Michigan will resume bottle, can returns on June 15

Michiganders looking to return their hordes of cans and bottles can finally do so beginning later this month.

The state of Michigan will allow bottle and can return facilities to resume operations on June 15, under certain restrictions, including limits on the number of containers individuals are allowed to return each day. 

That includes retailers with bottle return facilities at the front of the store or housed in a separate area of the store, and serviced exclusively by reverse vending machines requiring minimal or no person-to-person contact.

The bottle returns were halted by Gov. Gretchen Whitmer’s stay-at-home order in late March because of the coronavirus pandemic.

While grocery stores were deemed essential and remained opened under the order, bottle and can returns were considered nonessential. Halting returns allowed retailers to shift employees from container collection and deposit redemption duties to other areas as a safety precaution.

The return of the returns will be gradually phased in, the Michigan Treasury Department announced Monday in a news release. The initial phase allows retailers with bottle returns at the front of the store or in a separate area with “reverse vending machines with minimal or no person-to-person contact”  to accept returns.

Retailers also must comply with state-mandating safety protocols and restrictions including those to protect workers.

“During this initial phase, retailers must limit the volume of weekly returned beverage containers to no more than 140% of their average weekly collection volume for the period April and May 2019,” the Michigan Treasury said . “Consumers have the option of recycling their returnable beverage containers if they choose not to return them to a bottle deposit redemption facility.”

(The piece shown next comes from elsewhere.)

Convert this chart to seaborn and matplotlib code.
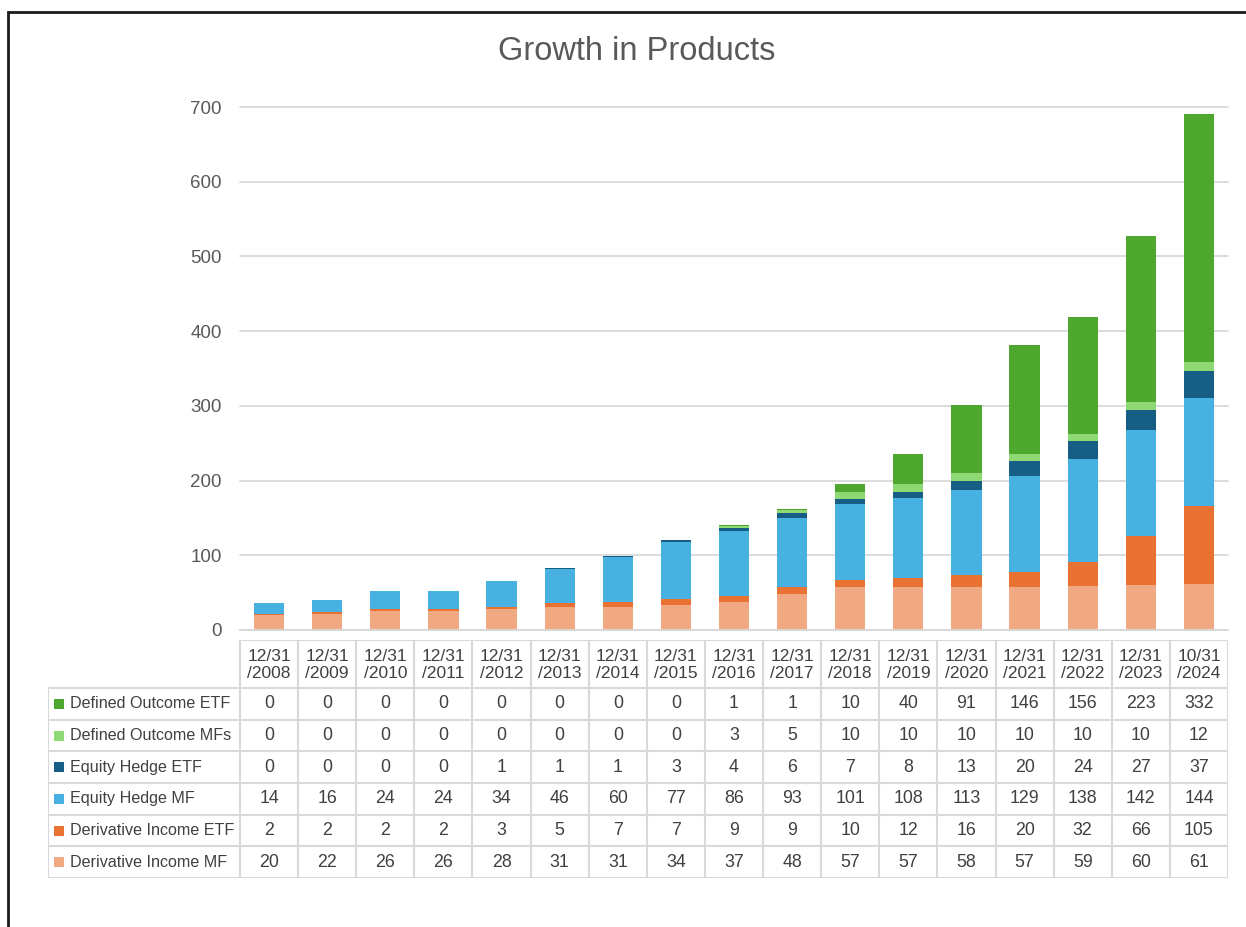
import numpy as np
import pandas as pd
import matplotlib
matplotlib.use("Agg")
import matplotlib.pyplot as plt
import seaborn as sns
from matplotlib.patches import Rectangle

dates = ["12/31\n/2008", "12/31\n/2009", "12/31\n/2010", "12/31\n/2011", "12/31\n/2012",
         "12/31\n/2013", "12/31\n/2014", "12/31\n/2015", "12/31\n/2016", "12/31\n/2017",
         "12/31\n/2018", "12/31\n/2019", "12/31\n/2020", "12/31\n/2021", "12/31\n/2022",
         "12/31\n/2023", "10/31\n/2024"]

defined_outcome_etf = [0, 0, 0, 0, 0, 0, 0, 0, 1, 1, 10, 40, 91, 146, 156, 223, 332]
defined_outcome_mfs = [0, 0, 0, 0, 0, 0, 0, 0, 3, 5, 10, 10, 10, 10, 10, 10, 12]
equity_hedge_etf = [0, 0, 0, 0, 1, 1, 1, 3, 4, 6, 7, 8, 13, 20, 24, 27, 37]
equity_hedge_mf = [14, 16, 24, 24, 34, 46, 60, 77, 86, 93, 101, 108, 113, 129, 138, 142, 144]
derivative_income_etf = [2, 2, 2, 2, 3, 5, 7, 7, 9, 9, 10, 12, 16, 20, 32, 66, 105]
derivative_income_mf = [20, 22, 26, 26, 28, 31, 31, 34, 37, 48, 57, 57, 58, 57, 59, 60, 61]

# bottom-to-top stacking order
series_names = ["Derivative Income MF", "Derivative Income ETF", "Equity Hedge MF",
                "Equity Hedge ETF", "Defined Outcome MFs", "Defined Outcome ETF"]
series_vals = [derivative_income_mf, derivative_income_etf, equity_hedge_mf,
               equity_hedge_etf, defined_outcome_mfs, defined_outcome_etf]
colors = ["#F1A983", "#E97132", "#47B2E2", "#165E84", "#8ED973", "#4EA72E"]

sns.set_theme(style="white")
plt.rcParams["font.family"] = ["Liberation Sans", "DejaVu Sans"]

W, H = 1246, 927
fig = plt.figure(figsize=(W / 100, H / 100), dpi=100)

def fx(px):
    return px / W

def fy(py):
    return 1 - py / H

# border frame (partially cropped in the reference)
fig.patches.append(Rectangle((fx(7.5), fy(1000)), fx(1400), fy(11.5) - fy(1000),
                             transform=fig.transFigure, fill=False,
                             edgecolor="#1a1a1a", linewidth=2.0))

ax_left, ax_right = 240, 1228
ax_top, ax_bot = 107, 630
ax = fig.add_axes([fx(ax_left), fy(ax_bot), fx(ax_right - ax_left), fy(ax_top) - fy(ax_bot)])

df = pd.DataFrame({"date": dates})
bottom = np.zeros(len(dates))
for name, vals, c in zip(series_names, series_vals, colors):
    df[name] = vals
    sns.barplot(data=df, x="date", y=name, color=c, width=0.52, errorbar=None,
                bottom=bottom, ax=ax, linewidth=0, saturation=1)
    bottom = bottom + np.array(vals)

ax.set_xlim(-0.5, len(dates) - 0.5)
ax.set_ylim(0, 700)
ax.set_yticks(np.arange(0, 701, 100))
ax.yaxis.grid(True, color="#D9D9D9", linewidth=1.3, clip_on=False)
ax.set_axisbelow(True)
for s in ["top", "right", "left"]:
    ax.spines[s].set_visible(False)
ax.spines["bottom"].set_color("#D9D9D9")
ax.spines["bottom"].set_linewidth(1.3)
ax.set_xticks([])
ax.set_xlabel("")
ax.set_ylabel("")
ax.tick_params(axis="y", length=0, pad=13, labelsize=13.5, labelcolor="#595959")
for lbl in ax.get_yticklabels():
    lbl.set_clip_on(False)

fig.text(fx(637), fy(52), "Growth in Products", ha="center", va="center",
         fontsize=23.5, color="#595959")

# ---- data table ----
tab_left, tab_top, tab_bot = 48, 640, 878
colw = (ax_right - ax_left) / len(dates)
L = (ax_left - tab_left) / colw
tax = fig.add_axes([fx(tab_left), fy(tab_bot), fx(ax_right - tab_left), fy(tab_top) - fy(tab_bot)])
tax.set_xlim(-0.5 - L, len(dates) - 0.5)
tax.set_ylim(tab_bot - tab_top, 0)
tax.axis("off")

head_h = 48
row_h = (tab_bot - tab_top - head_h) / 6
lc = "#D9D9D9"
lw = 1.5
n = len(dates)
# horizontal lines
tax.plot([-0.5, n - 0.5], [0, 0], color=lc, lw=lw, solid_capstyle="butt")
for r in range(7):
    y = head_h + r * row_h
    tax.plot([-0.5 - L, n - 0.5], [y, y], color=lc, lw=lw, solid_capstyle="butt")
# vertical lines
tax.plot([-0.5 - L, -0.5 - L], [head_h, tab_bot - tab_top], color=lc, lw=lw)
for i in range(n + 1):
    tax.plot([i - 0.5, i - 0.5], [0, tab_bot - tab_top], color=lc, lw=lw)

tc = "#404040"
for i, d in enumerate(dates):
    tax.text(i, head_h / 2 + 1, d, ha="center", va="center", fontsize=12.5,
             color=tc, linespacing=1.2)

table_rows = list(zip(series_names, series_vals, colors))[::-1]
for r, (name, vals, c) in enumerate(table_rows):
    yc = head_h + (r + 0.5) * row_h
    tax.scatter([-0.5 - L + 0.19], [yc], marker="s", s=55, color=c, linewidths=0, clip_on=False)
    tax.text(-0.5 - L + 0.37, yc, name, ha="left", va="center", fontsize=11.6, color=tc)
    for i, v in enumerate(vals):
        tax.text(i, yc, str(v), ha="center", va="center", fontsize=12.8, color=tc)

fig.savefig("out.png", dpi=100, facecolor="white")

Here are the steps the retailers may take:

  • Limit the number of containers returned to $25 per day by a single individual 
  • Have special or limited hours hours for bottle return. 
  • Close the bottle return area for cleaning and supply management. 
  • Limit the number of available and operating reverse vending machines.
  • Retailers can implement procedures or restrictions necessary for promoting safety and/or efficiency.
  • Consumers have the option of recycling their returnable beverage containers if they choose not to return them to a bottle deposit redemption facility.

Michigan bottle and can returns have been piling up to the tune of $50 million and counting.

That number grows by 70 million unredeemed cans and bottles a week, Tom Emmerich, chief operating officer of Schupan & Sons Recycling, said at the time. The company, with facilities in Wixom and Wyoming, processes aluminum cans and plastic and glass bottles from Michigan’s beer and pop distributors, who, in turn, pick them up from the supermarkets, party stores, gas stations and other places where people redeem their 10-cent deposits.

“Consumers are not putting these containers at curbside, they’re not throwing them away — yet,” he said.

“We also know there are a tremendous number of charities who are working with different communities to collect deposit containers until the stores start taking them back.”

Those bottles and cans piling up in people’s closets, garages and sheds aren’t going away. They will ultimately have to be processed, and that can’t happen all at once, Emmerich said.

“We’re probably looking at 20 to 25 weeks to dig ourselves out of this issue,” he said.

The state treasury department said it will issue further guidance in the near future as it phases the bottle deposit program back to full operation.